Once clear of the traffic in the Paris streets the big Delage ate up the kilometres and came to a stop outside Lagny station. Jim Milsom led the way into the booking-office as if the place belonged to him and, finding his way on to the platform barred by an official who demanded his ticket, he turned to Richardson and asked him to call Adolphe.

Richardson found the car neatly parked a little beyond the entrance to the station; he beckoned and Adolphe jumped down. To him it was explained that they were held up by a ticket-collector, who would not let them pass to the station-master's office. Adolphe went swiftly to the barrier. They could not understand what he was saying, but the result of his intervention was startling. The Cerberus bared his head, threw open both halves of the door and directed them to the third door to the left. Adolphe had taken liberties with the truth in representing that the foreigners had come from their respective embassies to inquire about the sufferers from the accident and that a complaint of obstruction conveyed to the Minister of Transport in Paris might cost him his job. What Adolphe said in a low voice to the station-master—a stout little pink-faced official—was un-heard by the English-speaking party, but it was assumed to be flattering, if untruthful, since they were invited to sit down. A list of the victims of the accident? Yes, he had a copy of it. He himself had not witnessed the accident, but he had assumed control of the rescue work. Ah, it was terrible! He pulled out a list of many pages from a drawer.

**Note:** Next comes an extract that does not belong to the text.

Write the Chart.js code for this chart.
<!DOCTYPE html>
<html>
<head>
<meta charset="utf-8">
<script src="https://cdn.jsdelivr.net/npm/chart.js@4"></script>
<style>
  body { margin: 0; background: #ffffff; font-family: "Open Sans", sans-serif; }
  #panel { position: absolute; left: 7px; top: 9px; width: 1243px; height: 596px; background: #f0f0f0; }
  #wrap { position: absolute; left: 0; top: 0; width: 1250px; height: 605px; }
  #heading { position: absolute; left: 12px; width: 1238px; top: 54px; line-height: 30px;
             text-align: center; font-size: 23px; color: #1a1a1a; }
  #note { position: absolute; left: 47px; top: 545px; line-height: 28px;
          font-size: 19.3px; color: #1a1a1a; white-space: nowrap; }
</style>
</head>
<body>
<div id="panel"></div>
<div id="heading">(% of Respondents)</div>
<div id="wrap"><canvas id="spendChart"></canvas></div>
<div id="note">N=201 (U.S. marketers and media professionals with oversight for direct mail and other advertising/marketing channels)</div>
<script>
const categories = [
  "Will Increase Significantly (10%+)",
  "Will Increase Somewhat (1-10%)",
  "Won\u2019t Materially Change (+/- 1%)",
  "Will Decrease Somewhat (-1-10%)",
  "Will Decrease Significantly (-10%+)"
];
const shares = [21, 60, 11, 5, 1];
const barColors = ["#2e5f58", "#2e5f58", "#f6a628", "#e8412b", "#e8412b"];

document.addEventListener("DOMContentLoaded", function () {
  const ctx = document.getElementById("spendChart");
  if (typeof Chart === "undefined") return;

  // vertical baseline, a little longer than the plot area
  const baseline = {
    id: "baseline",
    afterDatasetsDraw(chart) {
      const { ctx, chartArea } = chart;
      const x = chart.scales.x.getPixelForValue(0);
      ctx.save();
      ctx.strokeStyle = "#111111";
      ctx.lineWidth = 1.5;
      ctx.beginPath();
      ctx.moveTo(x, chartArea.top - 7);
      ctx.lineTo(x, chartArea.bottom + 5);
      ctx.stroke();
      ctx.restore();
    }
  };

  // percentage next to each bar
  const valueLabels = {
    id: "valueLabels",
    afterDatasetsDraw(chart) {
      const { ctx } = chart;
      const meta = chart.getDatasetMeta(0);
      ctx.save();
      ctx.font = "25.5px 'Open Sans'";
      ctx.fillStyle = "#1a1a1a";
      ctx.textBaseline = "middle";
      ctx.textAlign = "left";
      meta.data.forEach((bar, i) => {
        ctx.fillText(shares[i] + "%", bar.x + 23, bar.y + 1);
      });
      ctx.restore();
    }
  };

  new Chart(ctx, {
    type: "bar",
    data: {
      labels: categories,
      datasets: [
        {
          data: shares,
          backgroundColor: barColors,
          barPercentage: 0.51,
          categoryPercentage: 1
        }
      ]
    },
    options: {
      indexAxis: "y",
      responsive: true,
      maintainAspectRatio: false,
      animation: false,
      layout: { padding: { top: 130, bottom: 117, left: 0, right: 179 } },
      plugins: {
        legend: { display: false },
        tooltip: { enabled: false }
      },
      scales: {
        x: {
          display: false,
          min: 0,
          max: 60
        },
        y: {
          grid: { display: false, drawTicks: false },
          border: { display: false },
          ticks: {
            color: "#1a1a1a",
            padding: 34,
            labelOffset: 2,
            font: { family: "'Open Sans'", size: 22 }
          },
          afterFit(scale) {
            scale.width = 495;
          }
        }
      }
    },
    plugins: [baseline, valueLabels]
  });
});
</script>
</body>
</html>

“These gentlemen must understand that this list is not complete because it was impossible to identify some of the bodies.”

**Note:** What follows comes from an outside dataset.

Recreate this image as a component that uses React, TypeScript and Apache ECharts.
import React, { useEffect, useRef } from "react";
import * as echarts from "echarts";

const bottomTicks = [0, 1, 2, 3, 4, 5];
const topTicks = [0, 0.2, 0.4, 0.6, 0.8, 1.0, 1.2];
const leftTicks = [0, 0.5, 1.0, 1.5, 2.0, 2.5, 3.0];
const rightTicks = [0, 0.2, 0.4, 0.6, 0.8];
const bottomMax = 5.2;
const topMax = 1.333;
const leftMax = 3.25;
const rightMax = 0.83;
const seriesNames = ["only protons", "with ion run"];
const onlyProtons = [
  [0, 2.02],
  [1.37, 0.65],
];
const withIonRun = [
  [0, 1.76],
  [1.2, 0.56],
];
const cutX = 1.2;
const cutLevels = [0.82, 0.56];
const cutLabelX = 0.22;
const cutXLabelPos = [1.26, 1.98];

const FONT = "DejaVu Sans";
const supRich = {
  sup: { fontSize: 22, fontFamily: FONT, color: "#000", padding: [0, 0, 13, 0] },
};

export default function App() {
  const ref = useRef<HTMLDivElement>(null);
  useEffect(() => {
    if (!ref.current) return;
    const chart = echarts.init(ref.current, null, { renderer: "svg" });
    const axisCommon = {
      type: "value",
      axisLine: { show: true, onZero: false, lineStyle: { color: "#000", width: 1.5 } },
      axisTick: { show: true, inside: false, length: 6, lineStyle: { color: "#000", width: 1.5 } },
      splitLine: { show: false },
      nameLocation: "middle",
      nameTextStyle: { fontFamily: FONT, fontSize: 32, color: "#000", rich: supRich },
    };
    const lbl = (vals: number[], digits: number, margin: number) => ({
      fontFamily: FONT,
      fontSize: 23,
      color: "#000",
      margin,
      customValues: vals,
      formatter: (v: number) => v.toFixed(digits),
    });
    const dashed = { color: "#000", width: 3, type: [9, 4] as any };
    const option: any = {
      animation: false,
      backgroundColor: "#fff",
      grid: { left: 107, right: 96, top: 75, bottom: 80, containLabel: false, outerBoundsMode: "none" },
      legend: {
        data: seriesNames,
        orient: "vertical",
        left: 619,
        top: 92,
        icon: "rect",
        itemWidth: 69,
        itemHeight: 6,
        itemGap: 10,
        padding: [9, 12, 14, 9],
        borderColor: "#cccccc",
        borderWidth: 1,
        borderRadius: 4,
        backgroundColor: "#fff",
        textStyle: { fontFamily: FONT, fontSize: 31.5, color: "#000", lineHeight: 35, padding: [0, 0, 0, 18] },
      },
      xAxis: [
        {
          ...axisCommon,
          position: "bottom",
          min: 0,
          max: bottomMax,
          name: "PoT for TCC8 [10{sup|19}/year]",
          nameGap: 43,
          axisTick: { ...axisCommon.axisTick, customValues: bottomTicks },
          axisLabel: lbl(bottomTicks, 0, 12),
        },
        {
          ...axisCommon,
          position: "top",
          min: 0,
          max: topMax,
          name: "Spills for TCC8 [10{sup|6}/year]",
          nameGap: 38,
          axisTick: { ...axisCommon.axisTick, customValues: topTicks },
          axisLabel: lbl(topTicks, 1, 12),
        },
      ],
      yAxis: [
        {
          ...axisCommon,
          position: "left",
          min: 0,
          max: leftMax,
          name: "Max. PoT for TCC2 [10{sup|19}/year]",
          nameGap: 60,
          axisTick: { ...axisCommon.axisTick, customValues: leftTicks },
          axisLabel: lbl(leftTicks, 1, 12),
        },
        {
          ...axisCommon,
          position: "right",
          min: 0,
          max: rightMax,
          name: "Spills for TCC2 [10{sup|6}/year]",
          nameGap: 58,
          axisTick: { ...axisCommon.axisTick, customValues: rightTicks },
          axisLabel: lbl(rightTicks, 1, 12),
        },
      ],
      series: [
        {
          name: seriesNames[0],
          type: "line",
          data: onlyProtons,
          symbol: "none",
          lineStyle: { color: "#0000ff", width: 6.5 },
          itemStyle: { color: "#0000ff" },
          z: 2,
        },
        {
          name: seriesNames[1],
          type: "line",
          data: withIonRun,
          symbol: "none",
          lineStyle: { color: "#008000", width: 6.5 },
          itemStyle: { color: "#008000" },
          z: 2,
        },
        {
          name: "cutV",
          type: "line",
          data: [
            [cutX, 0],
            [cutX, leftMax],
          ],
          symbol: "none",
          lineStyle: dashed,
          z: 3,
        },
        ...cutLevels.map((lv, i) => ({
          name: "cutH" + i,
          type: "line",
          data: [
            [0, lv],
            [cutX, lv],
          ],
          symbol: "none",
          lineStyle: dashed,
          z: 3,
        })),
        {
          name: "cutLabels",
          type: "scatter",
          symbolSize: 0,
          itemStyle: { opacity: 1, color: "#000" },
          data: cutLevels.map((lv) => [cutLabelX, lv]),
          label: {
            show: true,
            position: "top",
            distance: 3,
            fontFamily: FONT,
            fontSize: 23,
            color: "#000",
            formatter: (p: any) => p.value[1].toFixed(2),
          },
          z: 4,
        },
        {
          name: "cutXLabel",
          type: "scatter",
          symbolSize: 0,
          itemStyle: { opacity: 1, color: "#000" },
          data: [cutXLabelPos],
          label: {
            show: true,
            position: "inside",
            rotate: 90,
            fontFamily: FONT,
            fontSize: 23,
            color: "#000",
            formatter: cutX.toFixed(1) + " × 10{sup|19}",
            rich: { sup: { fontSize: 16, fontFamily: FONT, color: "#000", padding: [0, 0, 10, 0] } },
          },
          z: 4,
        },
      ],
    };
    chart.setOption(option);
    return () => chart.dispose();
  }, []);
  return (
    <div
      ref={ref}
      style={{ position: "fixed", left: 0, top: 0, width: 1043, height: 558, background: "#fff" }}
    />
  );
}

Adolphe interpreted. “Tell him,” said Richardson, “that we are interested in tracing what became of the foreign victims of the accident.”

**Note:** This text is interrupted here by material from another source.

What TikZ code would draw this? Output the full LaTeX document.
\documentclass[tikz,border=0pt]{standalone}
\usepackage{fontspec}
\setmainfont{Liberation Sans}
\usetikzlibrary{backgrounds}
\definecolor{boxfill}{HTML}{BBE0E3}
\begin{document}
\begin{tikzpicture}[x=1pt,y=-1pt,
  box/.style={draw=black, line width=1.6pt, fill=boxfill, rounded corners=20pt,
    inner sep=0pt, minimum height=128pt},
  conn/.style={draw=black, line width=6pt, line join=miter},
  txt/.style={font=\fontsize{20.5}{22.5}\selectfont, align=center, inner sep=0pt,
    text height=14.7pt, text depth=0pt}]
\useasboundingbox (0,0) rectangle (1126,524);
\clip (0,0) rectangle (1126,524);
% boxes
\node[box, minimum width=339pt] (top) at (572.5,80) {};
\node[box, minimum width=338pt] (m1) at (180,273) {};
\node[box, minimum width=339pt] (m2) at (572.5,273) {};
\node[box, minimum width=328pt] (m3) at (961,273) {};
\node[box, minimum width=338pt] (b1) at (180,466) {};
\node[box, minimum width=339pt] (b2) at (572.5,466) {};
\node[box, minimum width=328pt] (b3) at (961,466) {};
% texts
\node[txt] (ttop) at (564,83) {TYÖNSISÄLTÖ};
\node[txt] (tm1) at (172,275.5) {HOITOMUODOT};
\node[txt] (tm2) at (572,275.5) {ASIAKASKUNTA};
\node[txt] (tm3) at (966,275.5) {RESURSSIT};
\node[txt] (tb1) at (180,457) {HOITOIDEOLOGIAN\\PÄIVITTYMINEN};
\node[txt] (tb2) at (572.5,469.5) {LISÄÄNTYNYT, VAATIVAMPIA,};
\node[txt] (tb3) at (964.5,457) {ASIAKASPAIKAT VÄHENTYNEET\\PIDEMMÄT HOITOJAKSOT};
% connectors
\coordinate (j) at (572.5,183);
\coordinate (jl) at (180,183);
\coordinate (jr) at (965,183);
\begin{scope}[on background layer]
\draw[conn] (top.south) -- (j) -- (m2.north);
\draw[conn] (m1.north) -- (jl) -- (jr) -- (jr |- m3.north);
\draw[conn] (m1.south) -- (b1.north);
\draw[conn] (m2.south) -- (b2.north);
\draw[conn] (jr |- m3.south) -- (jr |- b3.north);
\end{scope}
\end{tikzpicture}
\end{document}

“That should be easy, messieurs. There were but few foreigners on either of the trains.” He turned over the pages. “Ah! Here are two—a Monsieur Bryant and his wife—not seriously injured—removed to a clinic in the town.”

Jim Milsom became excited. “Ask him whether any of his men saw them after the accident and what clinic they went to.”

The station-master flicked over the pages with his thick fingers.” Here it is, messieurs! They were seen by the signalman, Jean Herbette, who took them to the only clinic in the town—that of Dr. Jules Colin in the rue de la République. Herbette is no longer on my staff.”

Richardson noted down the address of the clinic.

“Tell him,” he said to Adolphe, “that those are the people we are interested in.”

“Ah!” replied the station-master, “Dr. Colin could tell you more about them than I can. If it had been that other Englishman I could have told you much.”

“What other Englishman?”

“The English names are difficult for me to say, but I have the name here.” He ran his finger down the column and held up the book.

“Maze,” exclaimed Richardson; “ah, yes, he lost his nephew in the accident.”

“Quite right, monsieur, and the nephew was buried here. You would like me to tell you all I know about him no doubt, messieurs. He was left lying among the wreckage on the ballast for some time. When he came to himself he got up and spoke to one of my goods' porters, asking him where he could find the children. He said that he had lost his little nephew. I will send for the man if you would like to see him.”

“Please do so.”

The station-master used his desk telephone. “He will be here in a minute. You shall hear what he has to say from his own lips, and then I will tell you how the body of the nephew was identified.” They heard the tread of heavy boots approaching along the platform: knuckles rapped on the door.

“Ah, it is you, Albert,” grunted his chief. “These gentlemen have some questions to ask you about that foreigner you found on the line after the accident.”